→ Work instructions: Print exactly the lines below between the line containing "Recreate this image" and the line containing "52.1, 47.8, 47.7, 50.8, 45.4, 47.1, 46.7, 46.0, 46.7, 46.3]", counting both of those lines. Leave pictures out.

→ Material provided:
====

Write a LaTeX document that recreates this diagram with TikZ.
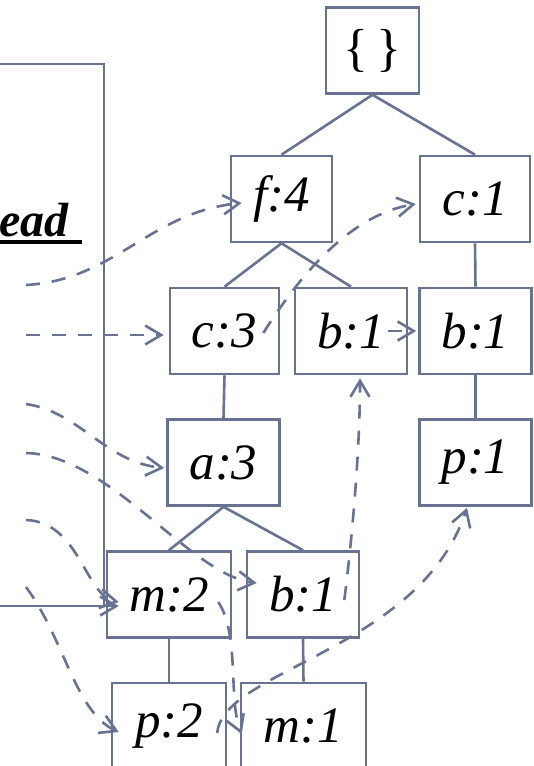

====

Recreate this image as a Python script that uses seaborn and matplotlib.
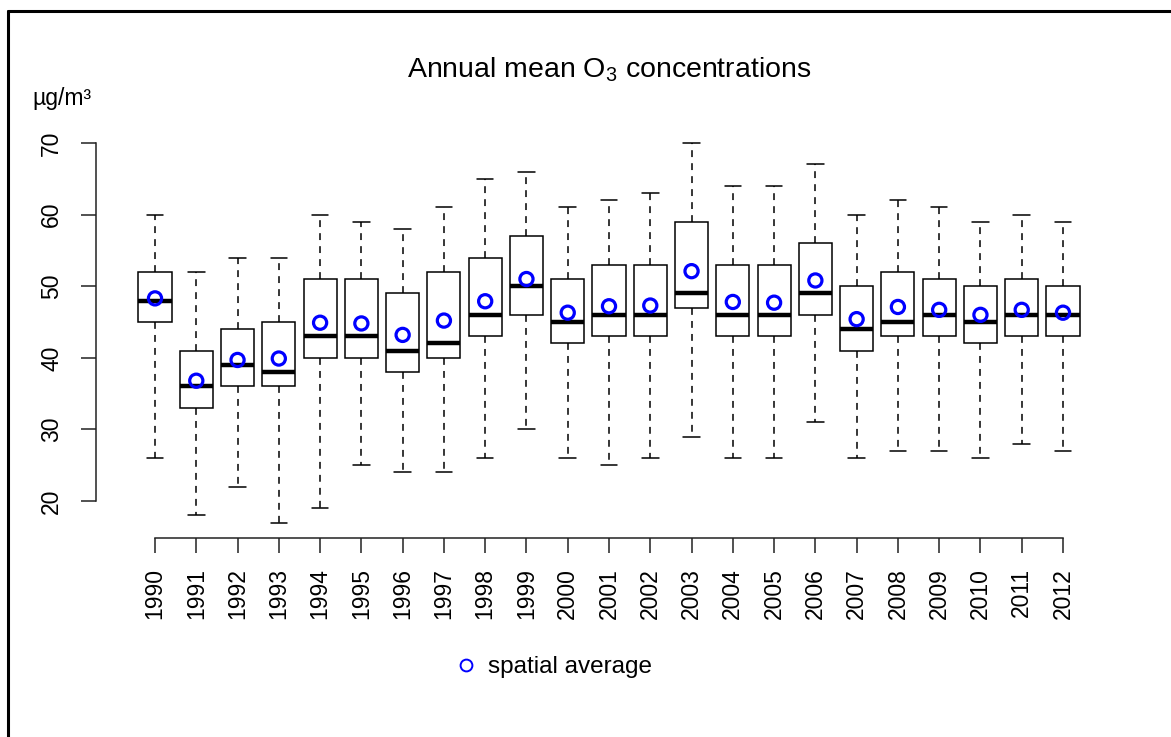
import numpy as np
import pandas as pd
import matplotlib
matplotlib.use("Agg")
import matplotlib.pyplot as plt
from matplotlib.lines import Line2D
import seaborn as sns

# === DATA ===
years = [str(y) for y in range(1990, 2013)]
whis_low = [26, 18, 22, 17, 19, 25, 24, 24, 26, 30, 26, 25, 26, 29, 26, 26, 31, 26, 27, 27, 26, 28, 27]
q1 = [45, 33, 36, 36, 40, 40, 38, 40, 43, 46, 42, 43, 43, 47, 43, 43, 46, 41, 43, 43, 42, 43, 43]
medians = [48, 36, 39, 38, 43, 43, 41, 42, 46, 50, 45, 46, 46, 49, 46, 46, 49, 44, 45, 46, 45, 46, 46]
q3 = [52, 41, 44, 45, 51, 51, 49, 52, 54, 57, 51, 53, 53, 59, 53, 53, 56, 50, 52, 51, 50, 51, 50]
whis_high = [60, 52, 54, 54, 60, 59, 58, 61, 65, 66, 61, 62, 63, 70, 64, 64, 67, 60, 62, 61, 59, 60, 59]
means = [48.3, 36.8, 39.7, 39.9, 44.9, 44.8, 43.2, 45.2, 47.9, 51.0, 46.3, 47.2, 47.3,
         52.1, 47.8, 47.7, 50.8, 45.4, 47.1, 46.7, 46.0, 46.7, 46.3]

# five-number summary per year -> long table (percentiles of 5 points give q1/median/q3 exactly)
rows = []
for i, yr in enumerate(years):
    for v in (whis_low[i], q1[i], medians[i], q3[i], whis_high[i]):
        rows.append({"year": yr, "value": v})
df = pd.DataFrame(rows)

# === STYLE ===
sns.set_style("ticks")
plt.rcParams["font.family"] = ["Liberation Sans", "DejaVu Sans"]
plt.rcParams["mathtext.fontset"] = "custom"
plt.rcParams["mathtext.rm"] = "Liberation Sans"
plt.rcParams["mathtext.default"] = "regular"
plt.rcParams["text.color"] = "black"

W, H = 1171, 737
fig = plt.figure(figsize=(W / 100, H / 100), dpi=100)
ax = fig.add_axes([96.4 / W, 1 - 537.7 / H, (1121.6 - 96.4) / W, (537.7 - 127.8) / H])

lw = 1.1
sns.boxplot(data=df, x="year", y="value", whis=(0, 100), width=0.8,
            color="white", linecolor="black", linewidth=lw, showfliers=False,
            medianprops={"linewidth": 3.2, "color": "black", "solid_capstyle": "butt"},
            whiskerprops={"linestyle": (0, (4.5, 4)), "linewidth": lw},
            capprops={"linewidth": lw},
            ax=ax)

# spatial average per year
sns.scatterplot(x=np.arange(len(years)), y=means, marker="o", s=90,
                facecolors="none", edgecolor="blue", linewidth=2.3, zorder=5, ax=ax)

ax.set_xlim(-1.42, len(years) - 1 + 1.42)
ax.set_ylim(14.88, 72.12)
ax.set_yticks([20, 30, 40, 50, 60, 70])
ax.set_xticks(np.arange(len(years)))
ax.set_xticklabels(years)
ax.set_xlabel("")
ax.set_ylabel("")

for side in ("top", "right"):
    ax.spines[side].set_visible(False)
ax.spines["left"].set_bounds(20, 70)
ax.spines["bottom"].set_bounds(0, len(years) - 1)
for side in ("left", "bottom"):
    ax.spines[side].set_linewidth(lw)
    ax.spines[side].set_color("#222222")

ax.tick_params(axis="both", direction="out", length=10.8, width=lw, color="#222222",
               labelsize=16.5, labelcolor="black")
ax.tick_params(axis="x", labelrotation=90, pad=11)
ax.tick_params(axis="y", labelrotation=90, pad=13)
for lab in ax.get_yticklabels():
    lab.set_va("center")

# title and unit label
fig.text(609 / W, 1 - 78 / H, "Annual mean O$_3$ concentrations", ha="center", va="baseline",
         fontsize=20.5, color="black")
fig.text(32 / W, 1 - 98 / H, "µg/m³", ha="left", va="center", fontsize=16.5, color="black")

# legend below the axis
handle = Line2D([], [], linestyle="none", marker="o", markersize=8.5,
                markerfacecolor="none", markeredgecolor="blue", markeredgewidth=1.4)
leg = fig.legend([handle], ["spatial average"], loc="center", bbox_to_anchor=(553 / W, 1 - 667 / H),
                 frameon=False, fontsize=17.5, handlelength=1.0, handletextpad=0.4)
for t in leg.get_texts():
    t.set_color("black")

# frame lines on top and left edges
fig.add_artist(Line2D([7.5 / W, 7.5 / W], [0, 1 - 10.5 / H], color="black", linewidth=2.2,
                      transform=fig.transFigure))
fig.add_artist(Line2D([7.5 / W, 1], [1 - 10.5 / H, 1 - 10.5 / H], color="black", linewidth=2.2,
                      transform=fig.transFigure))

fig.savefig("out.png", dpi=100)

====

→ Output below:
Recreate this image as a Python script that uses seaborn and matplotlib.
import numpy as np
import pandas as pd
import matplotlib
matplotlib.use("Agg")
import matplotlib.pyplot as plt
from matplotlib.lines import Line2D
import seaborn as sns

# === DATA ===
years = [str(y) for y in range(1990, 2013)]
whis_low = [26, 18, 22, 17, 19, 25, 24, 24, 26, 30, 26, 25, 26, 29, 26, 26, 31, 26, 27, 27, 26, 28, 27]
q1 = [45, 33, 36, 36, 40, 40, 38, 40, 43, 46, 42, 43, 43, 47, 43, 43, 46, 41, 43, 43, 42, 43, 43]
medians = [48, 36, 39, 38, 43, 43, 41, 42, 46, 50, 45, 46, 46, 49, 46, 46, 49, 44, 45, 46, 45, 46, 46]
q3 = [52, 41, 44, 45, 51, 51, 49, 52, 54, 57, 51, 53, 53, 59, 53, 53, 56, 50, 52, 51, 50, 51, 50]
whis_high = [60, 52, 54, 54, 60, 59, 58, 61, 65, 66, 61, 62, 63, 70, 64, 64, 67, 60, 62, 61, 59, 60, 59]
means = [48.3, 36.8, 39.7, 39.9, 44.9, 44.8, 43.2, 45.2, 47.9, 51.0, 46.3, 47.2, 47.3,
         52.1, 47.8, 47.7, 50.8, 45.4, 47.1, 46.7, 46.0, 46.7, 46.3]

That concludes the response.